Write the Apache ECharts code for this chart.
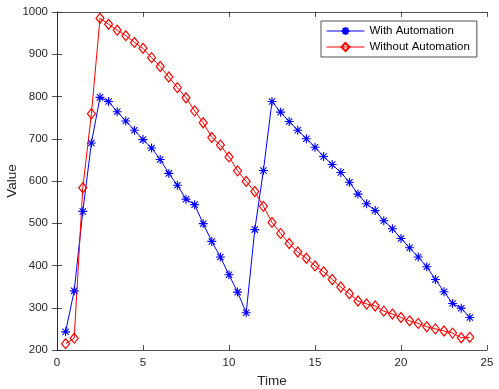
<!DOCTYPE html>
<html>
<head>
<meta charset="utf-8">
<script src="https://cdn.jsdelivr.net/npm/echarts@6/dist/echarts.min.js"></script>
<style>
  html, body { margin: 0; padding: 0; background: #fff; }
  #chart { width: 499px; height: 389px; }
</style>
</head>
<body>
<div id="chart"></div>
<script>
// time steps, 0.5 to 24
var times = [0.5, 1, 1.5, 2, 2.5, 3, 3.5, 4, 4.5, 5, 5.5, 6, 6.5, 7, 7.5, 8,
  8.5, 9, 9.5, 10, 10.5, 11, 11.5, 12, 12.5, 13, 13.5, 14, 14.5, 15, 15.5, 16,
  16.5, 17, 17.5, 18, 18.5, 19, 19.5, 20, 20.5, 21, 21.5, 22, 22.5, 23, 23.5, 24];

var withAuto = [243, 340, 528, 690, 798, 788, 764, 742, 720, 698, 678, 651,
  618, 590, 557, 544, 499, 457, 420, 378, 337, 288, 485, 625,
  788, 763, 741, 720, 700, 680, 658, 639, 620, 597, 569, 546,
  530, 506, 487, 464, 442, 420, 397, 367, 338, 310, 299, 277];

var withoutAuto = [215, 228, 584, 759, 985, 971, 957, 944, 928, 914, 892, 871,
  846, 821, 797, 766, 738, 703, 685, 657, 624, 599, 575, 540,
  502, 476, 452, 432, 417, 399, 385, 367, 349, 333, 316, 309,
  304, 292, 285, 277, 269, 263, 255, 250, 245, 240, 229, 230];

var seriesNames = ['With Automation', 'Without Automation'];

function pairs(xs, ys) {
  return xs.map(function (x, i) { return [x, ys[i]]; });
}

var font = '"Liberation Sans", Arial, Helvetica, sans-serif';
var axisCol = '#262626';
var asterisk = 'path://M0,-10L0,10M-10,0L10,0M-7,-7L7,7M-7,7L7,-7';

var myChart = echarts.init(document.getElementById('chart'));

var tickStyle = { show: true, inside: true, length: 5, lineStyle: { color: axisCol, width: 0.8 } };
var lineStyle = { show: true, lineStyle: { color: axisCol, width: 0.8 } };
var plain = function (v) { return String(v); };

option = {
  animation: false,
  backgroundColor: '#fff',
  grid: { left: 57, right: 12, top: 12, bottom: 39, containLabel: false, outerBoundsMode: 'none' },
  legend: {
    orient: 'vertical',
    left: 321,
    top: 21,
    padding: [4, 7, 4, 5],
    itemWidth: 38,
    itemHeight: 10,
    itemGap: 4,
    borderColor: axisCol,
    borderWidth: 0.8,
    backgroundColor: '#fff',
    lineStyle: { width: 1 },
    textStyle: { fontFamily: font, fontSize: 11.5, color: '#000' },
    data: seriesNames
  },
  xAxis: [{
    type: 'value',
    min: 0, max: 25, interval: 5,
    name: 'Time',
    nameLocation: 'middle',
    nameGap: 24,
    nameMoveOverlap: false,
    nameTextStyle: { fontFamily: font, fontSize: 13.5, color: axisCol },
    axisLine: lineStyle,
    axisTick: tickStyle,
    axisLabel: { fontFamily: font, fontSize: 11.5, color: axisCol, margin: 7, formatter: plain },
    splitLine: { show: false }
  }, {
    type: 'value', position: 'top',
    min: 0, max: 25, interval: 5,
    axisLine: lineStyle,
    axisTick: tickStyle,
    axisLabel: { show: false },
    splitLine: { show: false }
  }],
  yAxis: [{
    type: 'value',
    min: 200, max: 1000, interval: 100,
    name: 'Value',
    nameLocation: 'middle',
    nameGap: 38,
    nameRotate: 90,
    nameMoveOverlap: false,
    nameTextStyle: { fontFamily: font, fontSize: 13.5, color: axisCol },
    axisLine: lineStyle,
    axisTick: tickStyle,
    axisLabel: { fontFamily: font, fontSize: 11.5, color: axisCol, margin: 9, formatter: plain },
    splitLine: { show: false }
  }, {
    type: 'value', position: 'right',
    min: 200, max: 1000, interval: 100,
    axisLine: lineStyle,
    axisTick: tickStyle,
    axisLabel: { show: false },
    splitLine: { show: false }
  }],
  series: [{
    name: seriesNames[0],
    type: 'line',
    data: pairs(times, withAuto),
    symbol: asterisk,
    symbolSize: 9,
    showAllSymbol: true,
    color: '#0000ff',
    lineStyle: { color: '#0000ff', width: 1 },
    itemStyle: { color: '#0000ff', borderColor: '#0000ff', borderWidth: 1.1 }
  }, {
    name: seriesNames[1],
    type: 'line',
    data: pairs(times, withoutAuto),
    symbol: 'diamond',
    symbolSize: [8, 10],
    showAllSymbol: true,
    color: '#ff0000',
    lineStyle: { color: '#ff0000', width: 1 },
    itemStyle: { color: 'rgba(255,255,255,0)', borderColor: '#ff0000', borderWidth: 1.2 }
  }]
};

myChart.setOption(option);
</script>
</body>
</html>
####
### Problem to solve
The data above needs to be retyped exactly, with the images left out.

### Exercise response
Write the Apache ECharts code for this chart.
<!DOCTYPE html>
<html>
<head>
<meta charset="utf-8">
<script src="https://cdn.jsdelivr.net/npm/echarts@6/dist/echarts.min.js"></script>
<style>
  html, body { margin: 0; padding: 0; background: #fff; }
  #chart { width: 499px; height: 389px; }
</style>
</head>
<body>
<div id="chart"></div>
<script>
// time steps, 0.5 to 24
var times = [0.5, 1, 1.5, 2, 2.5, 3, 3.5, 4, 4.5, 5, 5.5, 6, 6.5, 7, 7.5, 8,
  8.5, 9, 9.5, 10, 10.5, 11, 11.5, 12, 12.5, 13, 13.5, 14, 14.5, 15, 15.5, 16,
  16.5, 17, 17.5, 18, 18.5, 19, 19.5, 20, 20.5, 21, 21.5, 22, 22.5, 23, 23.5, 24];

var withAuto = [243, 340, 528, 690, 798, 788, 764, 742, 720, 698, 678, 651,
  618, 590, 557, 544, 499, 457, 420, 378, 337, 288, 485, 625,
  788, 763, 741, 720, 700, 680, 658, 639, 620, 597, 569, 546,
  530, 506, 487, 464, 442, 420, 397, 367, 338, 310, 299, 277];

var withoutAuto = [215, 228, 584, 759, 985, 971, 957, 944, 928, 914, 892, 871,
  846, 821, 797, 766, 738, 703, 685, 657, 624, 599, 575, 540,
  502, 476, 452, 432, 417, 399, 385, 367, 349, 333, 316, 309,
  304, 292, 285, 277, 269, 263, 255, 250, 245, 240, 229, 230];

var seriesNames = ['With Automation', 'Without Automation'];

function pairs(xs, ys) {
  return xs.map(function (x, i) { return [x, ys[i]]; });
}

var font = '"Liberation Sans", Arial, Helvetica, sans-serif';
var axisCol = '#262626';
var asterisk = 'path://M0,-10L0,10M-10,0L10,0M-7,-7L7,7M-7,7L7,-7';

var myChart = echarts.init(document.getElementById('chart'));

var tickStyle = { show: true, inside: true, length: 5, lineStyle: { color: axisCol, width: 0.8 } };
var lineStyle = { show: true, lineStyle: { color: axisCol, width: 0.8 } };
var plain = function (v) { return String(v); };

option = {
  animation: false,
  backgroundColor: '#fff',
  grid: { left: 57, right: 12, top: 12, bottom: 39, containLabel: false, outerBoundsMode: 'none' },
  legend: {
    orient: 'vertical',
    left: 321,
    top: 21,
    padding: [4, 7, 4, 5],
    itemWidth: 38,
    itemHeight: 10,
    itemGap: 4,
    borderColor: axisCol,
    borderWidth: 0.8,
    backgroundColor: '#fff',
    lineStyle: { width: 1 },
    textStyle: { fontFamily: font, fontSize: 11.5, color: '#000' },
    data: seriesNames
  },
  xAxis: [{
    type: 'value',
    min: 0, max: 25, interval: 5,
    name: 'Time',
    nameLocation: 'middle',
    nameGap: 24,
    nameMoveOverlap: false,
    nameTextStyle: { fontFamily: font, fontSize: 13.5, color: axisCol },
    axisLine: lineStyle,
    axisTick: tickStyle,
    axisLabel: { fontFamily: font, fontSize: 11.5, color: axisCol, margin: 7, formatter: plain },
    splitLine: { show: false }
  }, {
    type: 'value', position: 'top',
    min: 0, max: 25, interval: 5,
    axisLine: lineStyle,
    axisTick: tickStyle,
    axisLabel: { show: false },
    splitLine: { show: false }
  }],
  yAxis: [{
    type: 'value',
    min: 200, max: 1000, interval: 100,
    name: 'Value',
    nameLocation: 'middle',
    nameGap: 38,
    nameRotate: 90,
    nameMoveOverlap: false,
    nameTextStyle: { fontFamily: font, fontSize: 13.5, color: axisCol },
    axisLine: lineStyle,
    axisTick: tickStyle,
    axisLabel: { fontFamily: font, fontSize: 11.5, color: axisCol, margin: 9, formatter: plain },
    splitLine: { show: false }
  }, {
    type: 'value', position: 'right',
    min: 200, max: 1000, interval: 100,
    axisLine: lineStyle,
    axisTick: tickStyle,
    axisLabel: { show: false },
    splitLine: { show: false }
  }],
  series: [{
    name: seriesNames[0],
    type: 'line',
    data: pairs(times, withAuto),
    symbol: asterisk,
    symbolSize: 9,
    showAllSymbol: true,
    color: '#0000ff',
    lineStyle: { color: '#0000ff', width: 1 },
    itemStyle: { color: '#0000ff', borderColor: '#0000ff', borderWidth: 1.1 }
  }, {
    name: seriesNames[1],
    type: 'line',
    data: pairs(times, withoutAuto),
    symbol: 'diamond',
    symbolSize: [8, 10],
    showAllSymbol: true,
    color: '#ff0000',
    lineStyle: { color: '#ff0000', width: 1 },
    itemStyle: { color: 'rgba(255,255,255,0)', borderColor: '#ff0000', borderWidth: 1.2 }
  }]
};

myChart.setOption(option);
</script>
</body>
</html>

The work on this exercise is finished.